* _What you should do_: Wherever the word "chart" appears in a line, copy that line.

* _Data section_:

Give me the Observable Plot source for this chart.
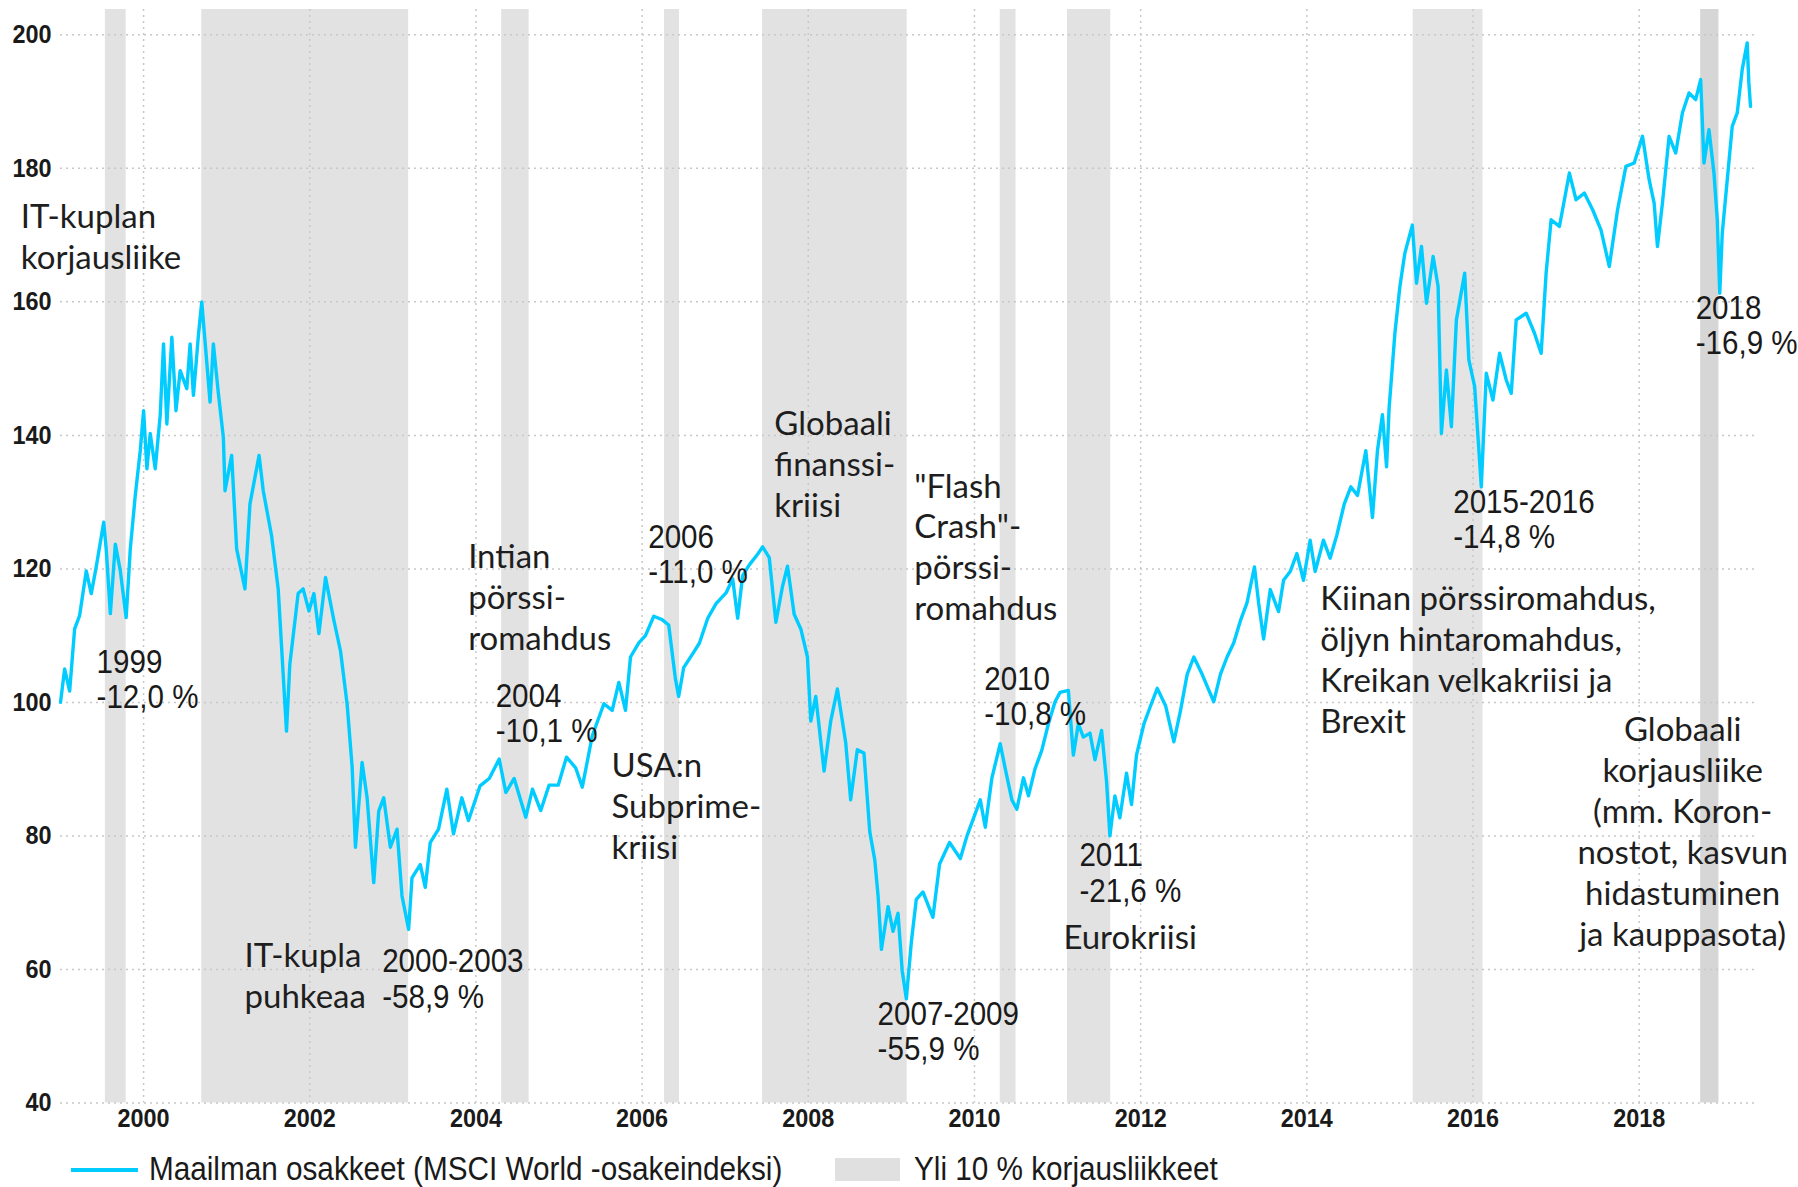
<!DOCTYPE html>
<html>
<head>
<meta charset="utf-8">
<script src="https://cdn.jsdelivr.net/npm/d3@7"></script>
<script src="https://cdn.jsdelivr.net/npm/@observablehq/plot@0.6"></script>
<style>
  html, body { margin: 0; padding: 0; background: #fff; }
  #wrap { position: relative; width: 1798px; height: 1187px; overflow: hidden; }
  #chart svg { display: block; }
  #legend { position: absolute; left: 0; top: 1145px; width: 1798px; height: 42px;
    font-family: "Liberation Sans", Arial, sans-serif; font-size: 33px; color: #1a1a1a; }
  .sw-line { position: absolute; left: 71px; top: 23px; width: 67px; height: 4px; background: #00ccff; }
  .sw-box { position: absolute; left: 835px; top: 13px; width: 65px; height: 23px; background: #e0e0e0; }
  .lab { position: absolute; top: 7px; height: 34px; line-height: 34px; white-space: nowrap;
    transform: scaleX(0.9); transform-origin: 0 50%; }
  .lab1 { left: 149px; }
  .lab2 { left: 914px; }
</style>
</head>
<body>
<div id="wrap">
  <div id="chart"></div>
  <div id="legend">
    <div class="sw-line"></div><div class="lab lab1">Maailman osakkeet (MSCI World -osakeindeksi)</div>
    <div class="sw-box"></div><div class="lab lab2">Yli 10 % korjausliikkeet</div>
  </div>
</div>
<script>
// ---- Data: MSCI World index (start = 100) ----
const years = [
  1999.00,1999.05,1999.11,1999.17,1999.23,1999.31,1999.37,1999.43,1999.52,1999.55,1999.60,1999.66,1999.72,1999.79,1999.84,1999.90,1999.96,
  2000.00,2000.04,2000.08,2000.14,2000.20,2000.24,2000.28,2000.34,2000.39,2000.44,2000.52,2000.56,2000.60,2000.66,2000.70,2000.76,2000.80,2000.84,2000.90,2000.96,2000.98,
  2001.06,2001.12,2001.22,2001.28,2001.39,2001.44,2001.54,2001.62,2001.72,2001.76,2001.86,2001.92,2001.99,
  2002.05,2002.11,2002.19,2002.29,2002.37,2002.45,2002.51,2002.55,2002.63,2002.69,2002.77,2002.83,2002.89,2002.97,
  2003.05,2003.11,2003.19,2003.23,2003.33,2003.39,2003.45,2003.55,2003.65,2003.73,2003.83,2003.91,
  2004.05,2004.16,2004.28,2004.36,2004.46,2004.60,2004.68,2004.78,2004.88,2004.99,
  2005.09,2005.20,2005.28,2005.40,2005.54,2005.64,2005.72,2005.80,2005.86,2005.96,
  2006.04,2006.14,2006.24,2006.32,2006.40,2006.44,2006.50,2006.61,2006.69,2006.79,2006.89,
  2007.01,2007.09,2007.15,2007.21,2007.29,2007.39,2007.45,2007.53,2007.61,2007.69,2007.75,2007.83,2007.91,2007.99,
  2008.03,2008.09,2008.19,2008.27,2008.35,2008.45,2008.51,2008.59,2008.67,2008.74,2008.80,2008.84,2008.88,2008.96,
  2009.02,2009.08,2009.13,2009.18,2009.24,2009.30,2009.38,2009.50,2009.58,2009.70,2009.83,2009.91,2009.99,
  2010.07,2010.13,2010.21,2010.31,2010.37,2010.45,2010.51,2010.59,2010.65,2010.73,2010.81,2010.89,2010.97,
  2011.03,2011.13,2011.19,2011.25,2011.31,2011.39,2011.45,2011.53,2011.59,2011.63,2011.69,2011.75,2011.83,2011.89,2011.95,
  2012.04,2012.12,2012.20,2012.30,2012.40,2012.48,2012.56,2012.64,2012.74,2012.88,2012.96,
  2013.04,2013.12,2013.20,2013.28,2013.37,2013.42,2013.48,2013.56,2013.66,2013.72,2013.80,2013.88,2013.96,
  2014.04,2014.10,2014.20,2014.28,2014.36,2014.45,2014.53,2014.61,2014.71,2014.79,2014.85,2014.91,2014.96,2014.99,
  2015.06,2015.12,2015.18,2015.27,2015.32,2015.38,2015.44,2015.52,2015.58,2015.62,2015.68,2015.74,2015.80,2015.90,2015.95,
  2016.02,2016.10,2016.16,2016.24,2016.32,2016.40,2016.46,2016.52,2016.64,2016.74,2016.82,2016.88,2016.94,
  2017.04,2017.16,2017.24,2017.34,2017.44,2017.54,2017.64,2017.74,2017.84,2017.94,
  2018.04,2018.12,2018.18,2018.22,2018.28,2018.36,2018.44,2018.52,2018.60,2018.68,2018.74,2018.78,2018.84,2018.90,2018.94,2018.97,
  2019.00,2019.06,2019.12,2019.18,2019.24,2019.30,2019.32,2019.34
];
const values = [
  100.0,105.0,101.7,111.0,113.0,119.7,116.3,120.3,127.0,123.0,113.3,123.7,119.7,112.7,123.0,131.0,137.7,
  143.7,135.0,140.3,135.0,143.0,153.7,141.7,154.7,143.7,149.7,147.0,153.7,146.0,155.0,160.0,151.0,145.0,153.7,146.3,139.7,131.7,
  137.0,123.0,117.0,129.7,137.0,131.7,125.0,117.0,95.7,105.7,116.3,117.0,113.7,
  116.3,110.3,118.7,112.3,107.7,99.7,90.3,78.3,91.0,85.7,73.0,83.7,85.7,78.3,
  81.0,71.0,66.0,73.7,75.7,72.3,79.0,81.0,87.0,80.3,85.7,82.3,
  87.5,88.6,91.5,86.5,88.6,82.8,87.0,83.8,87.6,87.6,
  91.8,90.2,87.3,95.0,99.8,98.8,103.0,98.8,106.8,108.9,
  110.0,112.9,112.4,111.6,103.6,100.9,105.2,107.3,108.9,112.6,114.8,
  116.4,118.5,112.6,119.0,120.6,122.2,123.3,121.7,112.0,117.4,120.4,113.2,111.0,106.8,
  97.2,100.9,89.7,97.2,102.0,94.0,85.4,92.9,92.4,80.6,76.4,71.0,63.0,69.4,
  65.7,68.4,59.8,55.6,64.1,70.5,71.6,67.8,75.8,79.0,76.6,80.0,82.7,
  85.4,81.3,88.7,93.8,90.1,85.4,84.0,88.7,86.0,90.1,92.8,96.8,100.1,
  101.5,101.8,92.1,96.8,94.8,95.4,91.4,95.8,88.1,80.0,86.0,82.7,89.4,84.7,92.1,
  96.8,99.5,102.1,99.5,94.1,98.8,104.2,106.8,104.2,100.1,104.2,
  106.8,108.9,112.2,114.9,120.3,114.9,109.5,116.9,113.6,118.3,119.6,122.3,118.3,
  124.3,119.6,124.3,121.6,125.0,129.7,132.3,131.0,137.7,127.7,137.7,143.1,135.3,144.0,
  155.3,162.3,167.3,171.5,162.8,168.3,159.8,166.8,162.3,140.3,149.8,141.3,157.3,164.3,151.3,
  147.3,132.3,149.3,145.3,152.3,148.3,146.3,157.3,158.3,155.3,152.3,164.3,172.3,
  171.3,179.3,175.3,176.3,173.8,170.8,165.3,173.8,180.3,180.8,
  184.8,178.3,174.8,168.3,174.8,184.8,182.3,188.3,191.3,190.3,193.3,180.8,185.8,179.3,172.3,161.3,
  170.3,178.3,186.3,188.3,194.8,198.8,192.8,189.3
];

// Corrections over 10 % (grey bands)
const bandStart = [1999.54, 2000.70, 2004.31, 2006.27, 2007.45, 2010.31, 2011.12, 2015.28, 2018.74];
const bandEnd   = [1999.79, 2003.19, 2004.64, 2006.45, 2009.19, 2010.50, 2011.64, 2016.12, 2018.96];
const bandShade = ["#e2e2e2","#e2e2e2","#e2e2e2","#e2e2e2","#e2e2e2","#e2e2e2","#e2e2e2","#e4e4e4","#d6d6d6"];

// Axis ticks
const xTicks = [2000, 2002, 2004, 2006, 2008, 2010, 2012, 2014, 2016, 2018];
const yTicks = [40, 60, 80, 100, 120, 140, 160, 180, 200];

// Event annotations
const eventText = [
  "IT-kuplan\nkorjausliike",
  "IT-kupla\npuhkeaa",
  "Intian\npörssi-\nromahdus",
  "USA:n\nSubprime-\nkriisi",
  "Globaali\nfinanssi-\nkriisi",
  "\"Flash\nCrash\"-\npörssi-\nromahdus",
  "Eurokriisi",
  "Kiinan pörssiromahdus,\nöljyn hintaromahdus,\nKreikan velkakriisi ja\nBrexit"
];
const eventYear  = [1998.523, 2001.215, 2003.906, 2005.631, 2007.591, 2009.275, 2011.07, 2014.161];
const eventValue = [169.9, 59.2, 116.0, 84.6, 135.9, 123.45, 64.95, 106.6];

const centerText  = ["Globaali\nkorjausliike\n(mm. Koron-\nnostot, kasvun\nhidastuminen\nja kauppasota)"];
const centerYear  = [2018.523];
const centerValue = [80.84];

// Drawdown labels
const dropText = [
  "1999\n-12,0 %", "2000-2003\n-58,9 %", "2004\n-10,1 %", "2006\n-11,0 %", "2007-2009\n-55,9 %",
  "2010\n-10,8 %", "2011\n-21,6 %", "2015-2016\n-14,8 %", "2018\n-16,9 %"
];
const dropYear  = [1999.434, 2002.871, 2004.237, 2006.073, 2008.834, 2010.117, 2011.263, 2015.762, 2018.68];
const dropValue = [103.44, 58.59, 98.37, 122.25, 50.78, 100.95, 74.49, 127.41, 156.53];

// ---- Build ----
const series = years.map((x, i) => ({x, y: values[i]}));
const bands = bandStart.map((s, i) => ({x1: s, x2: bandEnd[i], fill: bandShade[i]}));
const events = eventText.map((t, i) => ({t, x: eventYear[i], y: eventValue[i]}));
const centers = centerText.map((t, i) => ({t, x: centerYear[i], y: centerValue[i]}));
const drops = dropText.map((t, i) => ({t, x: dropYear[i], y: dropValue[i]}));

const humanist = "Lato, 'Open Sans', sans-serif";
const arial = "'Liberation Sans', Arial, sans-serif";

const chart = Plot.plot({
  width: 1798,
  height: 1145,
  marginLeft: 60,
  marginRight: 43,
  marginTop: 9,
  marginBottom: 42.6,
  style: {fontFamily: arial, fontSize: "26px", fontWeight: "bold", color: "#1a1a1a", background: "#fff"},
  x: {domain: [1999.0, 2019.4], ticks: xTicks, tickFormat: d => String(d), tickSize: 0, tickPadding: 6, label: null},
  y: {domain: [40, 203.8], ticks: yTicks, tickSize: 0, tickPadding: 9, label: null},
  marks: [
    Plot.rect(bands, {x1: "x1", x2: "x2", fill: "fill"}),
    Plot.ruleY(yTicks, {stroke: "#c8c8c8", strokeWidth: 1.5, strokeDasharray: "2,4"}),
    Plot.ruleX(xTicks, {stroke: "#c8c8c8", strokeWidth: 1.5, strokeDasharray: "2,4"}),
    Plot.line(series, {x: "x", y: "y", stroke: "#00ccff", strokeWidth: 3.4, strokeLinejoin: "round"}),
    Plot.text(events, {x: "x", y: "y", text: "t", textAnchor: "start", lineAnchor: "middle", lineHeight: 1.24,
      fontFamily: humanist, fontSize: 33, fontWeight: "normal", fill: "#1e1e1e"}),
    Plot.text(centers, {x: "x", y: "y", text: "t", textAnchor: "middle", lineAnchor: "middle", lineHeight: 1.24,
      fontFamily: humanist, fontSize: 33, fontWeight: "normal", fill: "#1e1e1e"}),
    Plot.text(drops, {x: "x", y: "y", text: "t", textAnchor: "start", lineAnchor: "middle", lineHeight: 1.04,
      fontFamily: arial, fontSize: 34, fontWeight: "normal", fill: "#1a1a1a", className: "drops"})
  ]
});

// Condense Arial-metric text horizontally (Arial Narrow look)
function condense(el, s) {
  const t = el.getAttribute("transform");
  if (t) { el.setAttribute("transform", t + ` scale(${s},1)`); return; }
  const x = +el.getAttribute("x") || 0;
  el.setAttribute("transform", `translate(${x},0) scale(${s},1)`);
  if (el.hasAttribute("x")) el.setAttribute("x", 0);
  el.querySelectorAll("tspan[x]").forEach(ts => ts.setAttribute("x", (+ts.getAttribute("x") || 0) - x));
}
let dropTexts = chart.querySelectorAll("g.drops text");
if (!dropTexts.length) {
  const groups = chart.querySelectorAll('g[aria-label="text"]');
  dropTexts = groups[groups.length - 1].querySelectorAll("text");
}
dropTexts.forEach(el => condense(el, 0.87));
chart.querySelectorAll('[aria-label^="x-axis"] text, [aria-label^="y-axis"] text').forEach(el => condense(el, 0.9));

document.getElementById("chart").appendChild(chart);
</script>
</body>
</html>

* _Output_:
Give me the Observable Plot source for this chart.
  #chart svg { display: block; }
  <div id="chart"></div>
const chart = Plot.plot({
let dropTexts = chart.querySelectorAll("g.drops text");
  const groups = chart.querySelectorAll('g[aria-label="text"]');
chart.querySelectorAll('[aria-label^="x-axis"] text, [aria-label^="y-axis"] text').forEach(el => condense(el, 0.9));
document.getElementById("chart").appendChild(chart);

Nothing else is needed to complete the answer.